A Picture of Transforming Love
I have a photograph that struck me when I first saw it and has stayed with my ever since. It is a picture of a group of young kids putting together a pan of baked ziti. The children are the ones holding the spoons and pouring the next ingredient into the pan while the adults are off to the side, watchful. In the background, the word LOVE from a banner on the wall is almost perfectly framed by the faces in the foreground. It is just a great shot.
The event was a “Faith in Action” Sunday. On those Sundays, instead of the usual Sunday School classes, we have all kids pitch in on a service project like a river clean-up, a bag-lunch prep for the hungry, or making toiletry bags for the homeless.
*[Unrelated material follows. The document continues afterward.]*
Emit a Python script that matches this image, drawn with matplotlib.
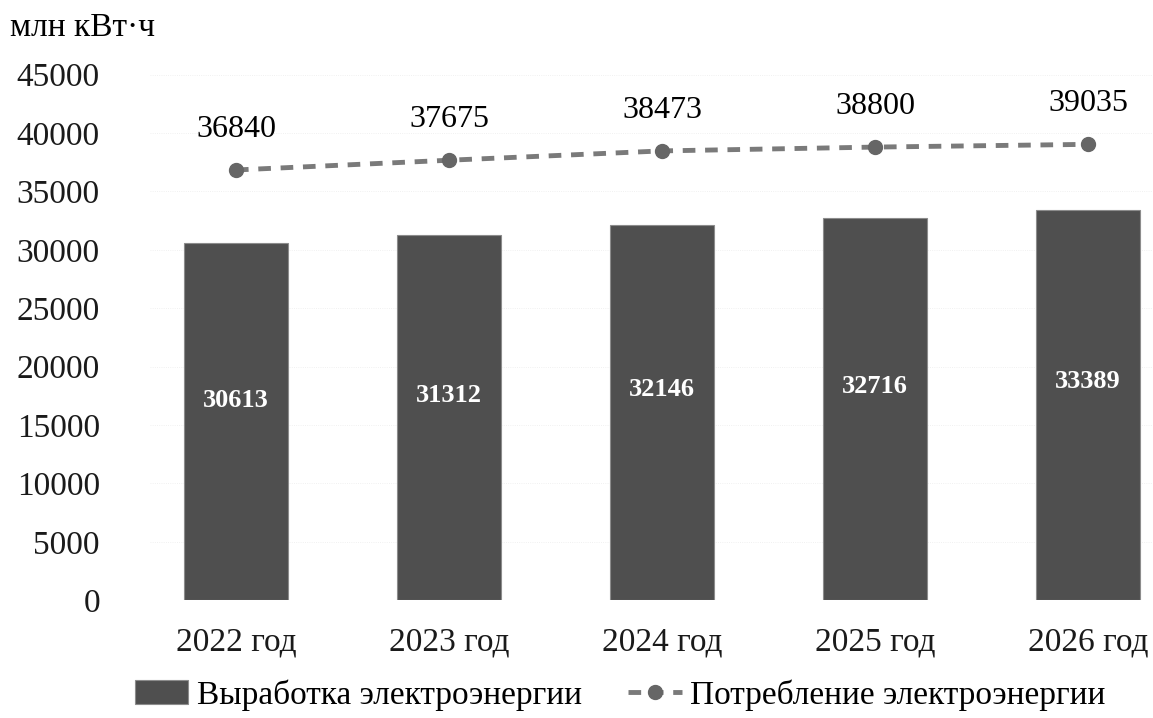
import matplotlib
matplotlib.use('Agg')
import matplotlib.pyplot as plt

years = ['2022 год', '2023 год', '2024 год', '2025 год', '2026 год']
production = [30613, 31312, 32146, 32716, 33389]
consumption = [36840, 37675, 38473, 38800, 39035]
yticks = [0, 5000, 10000, 15000, 20000, 25000, 30000, 35000, 40000, 45000]

plt.rcParams['font.family'] = ['Liberation Serif', 'DejaVu Serif']

fig = plt.figure(figsize=(11.53, 7.18), dpi=100)
ax = fig.add_axes([0.13, 0.164, 0.87, 0.732])

x = list(range(len(years)))
bars = ax.bar(x, production, width=0.49, color='#4f4f4f', edgecolor='#8c8c8c',
              linewidth=0.8, label='Выработка электроэнергии', zorder=2)
line, = ax.plot(x, consumption, linestyle=(0, (2.6, 2)), color='#7a7a7a', linewidth=3.5,
                marker='o', markersize=10, markerfacecolor='#666666', markeredgecolor='#666666',
                label='Потребление электроэнергии', zorder=3)

# подписи значений
for xi, v in zip(x, production):
    ax.text(xi, v * 0.56, str(v), ha='center', va='center', color='white',
            fontsize=19, fontweight='bold', zorder=4)
for xi, v in zip(x, consumption):
    ax.annotate(str(v), (xi, v), xytext=(0, 19), textcoords='offset points',
                ha='center', va='bottom', fontsize=23, color='black')

ax.set_xlim(-0.404, 4.305)
ax.set_ylim(0, 45000)
ax.set_yticks(yticks)
ax.set_xticks(x)
ax.set_xticklabels(years)
ax.tick_params(axis='both', length=0, labelsize=24, colors='#1a1a1a')
ax.tick_params(axis='x', pad=19)
ax.tick_params(axis='y', pad=36)
for s in ax.spines.values():
    s.set_visible(False)
ax.grid(axis='y', color='#ececec', linewidth=0.6, linestyle=':', zorder=0)
ax.set_axisbelow(True)

fig.text(0.009, 0.962, 'млн кВт·ч', fontsize=24, ha='left', va='center')

fig.legend(handles=[bars, line], loc='center', bbox_to_anchor=(0.538, 0.032), ncol=2,
           frameon=False, fontsize=24, handlelength=1.6, handletextpad=0.25, columnspacing=1.4)

fig.savefig('out.png', dpi=100)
This day we are making several pans of baked ziti for the opening of a new homeless shelter.
The adults were telling the children about the new shelter, describing how helpful the meal would be for the people. One of the kids asked, “Why can’t the people just go to a hotel?” It became one of those educational moments teachers long for. The children asked questions out of their curiosity rather than being told things because the curriculum said it was time to tell students the next piece of information. “How did they become homeless?” “Where were they sleeping last night before the shelter opened?” “What are they going to eat tomorrow night when the Ziti is gone?”
Later, one of the adults was raving to me about the experience. She said, “That was perfect! I want to do it again. The kids were engaged, they were curious, and they … they ‘got it.’ Do you know what I mean?” It was that elegant combination of action and reflection, of faith in action, all rolled into a one-hour experience which was transformative for the children and the adults alike.
Some years later, I had a Déjà vu moment when one of the kids from that photo was in our Coming of Age program. One of the activities is for the 13-year-olds and their mentors to visit a soup kitchen to prepare and serve a meal together. I heard the youth say it was her favorite and most meaningful part of the program: preparing, serving, and ultimately sharing a meal with hungry people in need of food.
Part of the work is to feed the hungry. Part of the work is to transform souls, to let love wield its transformative power on our hearts.